■ **Requirements**
With the pictures left out, copy the listing below exactly.

■ **Data block**
## START

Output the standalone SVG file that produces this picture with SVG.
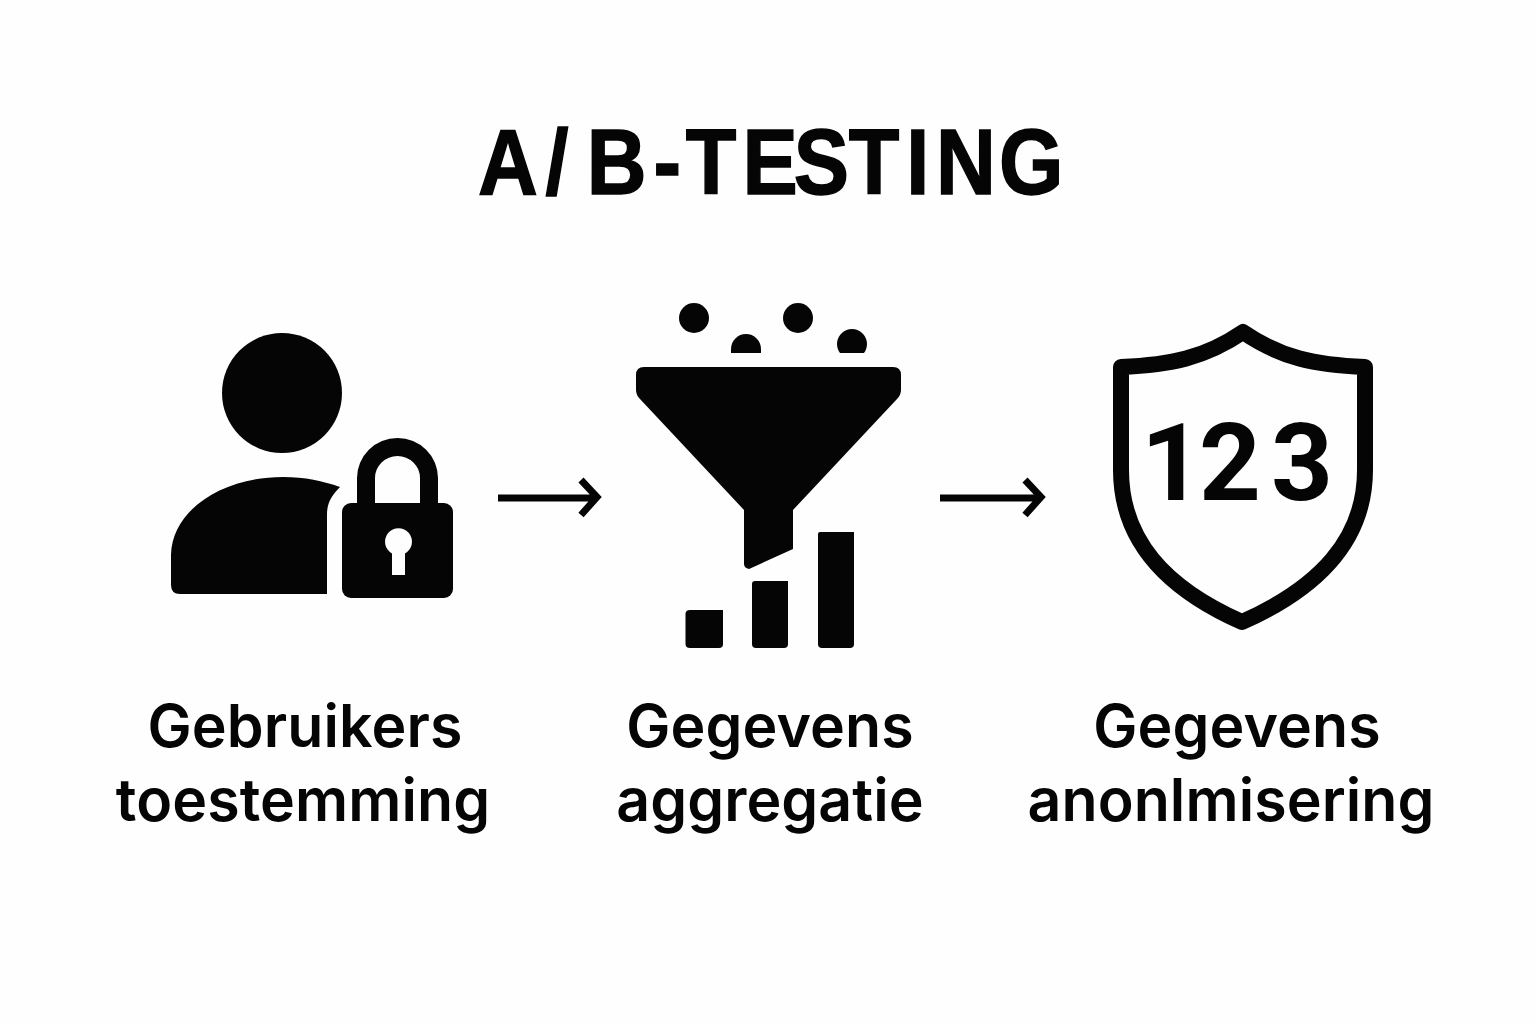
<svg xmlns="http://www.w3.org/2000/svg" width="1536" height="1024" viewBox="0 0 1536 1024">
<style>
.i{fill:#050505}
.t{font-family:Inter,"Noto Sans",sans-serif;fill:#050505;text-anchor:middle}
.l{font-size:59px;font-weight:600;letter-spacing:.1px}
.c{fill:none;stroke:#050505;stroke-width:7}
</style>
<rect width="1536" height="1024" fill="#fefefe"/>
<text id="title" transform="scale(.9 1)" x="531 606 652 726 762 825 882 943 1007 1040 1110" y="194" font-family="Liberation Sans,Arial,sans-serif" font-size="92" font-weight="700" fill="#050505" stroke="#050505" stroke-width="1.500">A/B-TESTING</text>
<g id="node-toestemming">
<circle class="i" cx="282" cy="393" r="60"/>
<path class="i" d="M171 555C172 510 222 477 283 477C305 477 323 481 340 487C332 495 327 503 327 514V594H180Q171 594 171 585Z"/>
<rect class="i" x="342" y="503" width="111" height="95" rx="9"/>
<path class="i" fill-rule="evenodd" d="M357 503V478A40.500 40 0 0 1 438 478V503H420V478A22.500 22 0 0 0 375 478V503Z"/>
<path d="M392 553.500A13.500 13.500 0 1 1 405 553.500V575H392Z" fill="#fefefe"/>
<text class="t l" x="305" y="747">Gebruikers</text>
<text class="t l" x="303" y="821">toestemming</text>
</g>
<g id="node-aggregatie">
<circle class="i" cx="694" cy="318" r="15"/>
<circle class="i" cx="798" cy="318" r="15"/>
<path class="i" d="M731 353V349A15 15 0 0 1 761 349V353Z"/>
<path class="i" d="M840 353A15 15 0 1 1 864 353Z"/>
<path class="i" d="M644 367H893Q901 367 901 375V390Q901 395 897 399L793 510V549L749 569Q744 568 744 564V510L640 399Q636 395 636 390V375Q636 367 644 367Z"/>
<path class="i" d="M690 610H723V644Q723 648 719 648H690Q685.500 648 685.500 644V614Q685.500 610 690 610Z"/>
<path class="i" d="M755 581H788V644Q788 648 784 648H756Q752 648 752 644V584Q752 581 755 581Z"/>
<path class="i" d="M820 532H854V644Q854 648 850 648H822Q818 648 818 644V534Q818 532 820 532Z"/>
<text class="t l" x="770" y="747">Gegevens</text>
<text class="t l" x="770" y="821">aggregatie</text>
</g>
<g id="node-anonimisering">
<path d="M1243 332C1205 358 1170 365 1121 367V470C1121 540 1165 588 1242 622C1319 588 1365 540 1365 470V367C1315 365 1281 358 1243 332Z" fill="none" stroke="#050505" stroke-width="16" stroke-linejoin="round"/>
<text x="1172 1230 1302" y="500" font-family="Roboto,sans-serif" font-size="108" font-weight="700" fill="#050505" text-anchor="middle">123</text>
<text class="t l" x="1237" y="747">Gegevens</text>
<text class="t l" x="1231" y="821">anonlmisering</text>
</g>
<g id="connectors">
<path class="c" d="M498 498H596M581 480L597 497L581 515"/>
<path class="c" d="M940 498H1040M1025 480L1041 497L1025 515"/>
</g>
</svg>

## END

■ **Result of the exercise**
Output the standalone SVG file that produces this picture with SVG.
<svg xmlns="http://www.w3.org/2000/svg" width="1536" height="1024" viewBox="0 0 1536 1024">
<style>
.i{fill:#050505}
.t{font-family:Inter,"Noto Sans",sans-serif;fill:#050505;text-anchor:middle}
.l{font-size:59px;font-weight:600;letter-spacing:.1px}
.c{fill:none;stroke:#050505;stroke-width:7}
</style>
<rect width="1536" height="1024" fill="#fefefe"/>
<text id="title" transform="scale(.9 1)" x="531 606 652 726 762 825 882 943 1007 1040 1110" y="194" font-family="Liberation Sans,Arial,sans-serif" font-size="92" font-weight="700" fill="#050505" stroke="#050505" stroke-width="1.500">A/B-TESTING</text>
<g id="node-toestemming">
<circle class="i" cx="282" cy="393" r="60"/>
<path class="i" d="M171 555C172 510 222 477 283 477C305 477 323 481 340 487C332 495 327 503 327 514V594H180Q171 594 171 585Z"/>
<rect class="i" x="342" y="503" width="111" height="95" rx="9"/>
<path class="i" fill-rule="evenodd" d="M357 503V478A40.500 40 0 0 1 438 478V503H420V478A22.500 22 0 0 0 375 478V503Z"/>
<path d="M392 553.500A13.500 13.500 0 1 1 405 553.500V575H392Z" fill="#fefefe"/>
<text class="t l" x="305" y="747">Gebruikers</text>
<text class="t l" x="303" y="821">toestemming</text>
</g>
<g id="node-aggregatie">
<circle class="i" cx="694" cy="318" r="15"/>
<circle class="i" cx="798" cy="318" r="15"/>
<path class="i" d="M731 353V349A15 15 0 0 1 761 349V353Z"/>
<path class="i" d="M840 353A15 15 0 1 1 864 353Z"/>
<path class="i" d="M644 367H893Q901 367 901 375V390Q901 395 897 399L793 510V549L749 569Q744 568 744 564V510L640 399Q636 395 636 390V375Q636 367 644 367Z"/>
<path class="i" d="M690 610H723V644Q723 648 719 648H690Q685.500 648 685.500 644V614Q685.500 610 690 610Z"/>
<path class="i" d="M755 581H788V644Q788 648 784 648H756Q752 648 752 644V584Q752 581 755 581Z"/>
<path class="i" d="M820 532H854V644Q854 648 850 648H822Q818 648 818 644V534Q818 532 820 532Z"/>
<text class="t l" x="770" y="747">Gegevens</text>
<text class="t l" x="770" y="821">aggregatie</text>
</g>
<g id="node-anonimisering">
<path d="M1243 332C1205 358 1170 365 1121 367V470C1121 540 1165 588 1242 622C1319 588 1365 540 1365 470V367C1315 365 1281 358 1243 332Z" fill="none" stroke="#050505" stroke-width="16" stroke-linejoin="round"/>
<text x="1172 1230 1302" y="500" font-family="Roboto,sans-serif" font-size="108" font-weight="700" fill="#050505" text-anchor="middle">123</text>
<text class="t l" x="1237" y="747">Gegevens</text>
<text class="t l" x="1231" y="821">anonlmisering</text>
</g>
<g id="connectors">
<path class="c" d="M498 498H596M581 480L597 497L581 515"/>
<path class="c" d="M940 498H1040M1025 480L1041 497L1025 515"/>
</g>
</svg>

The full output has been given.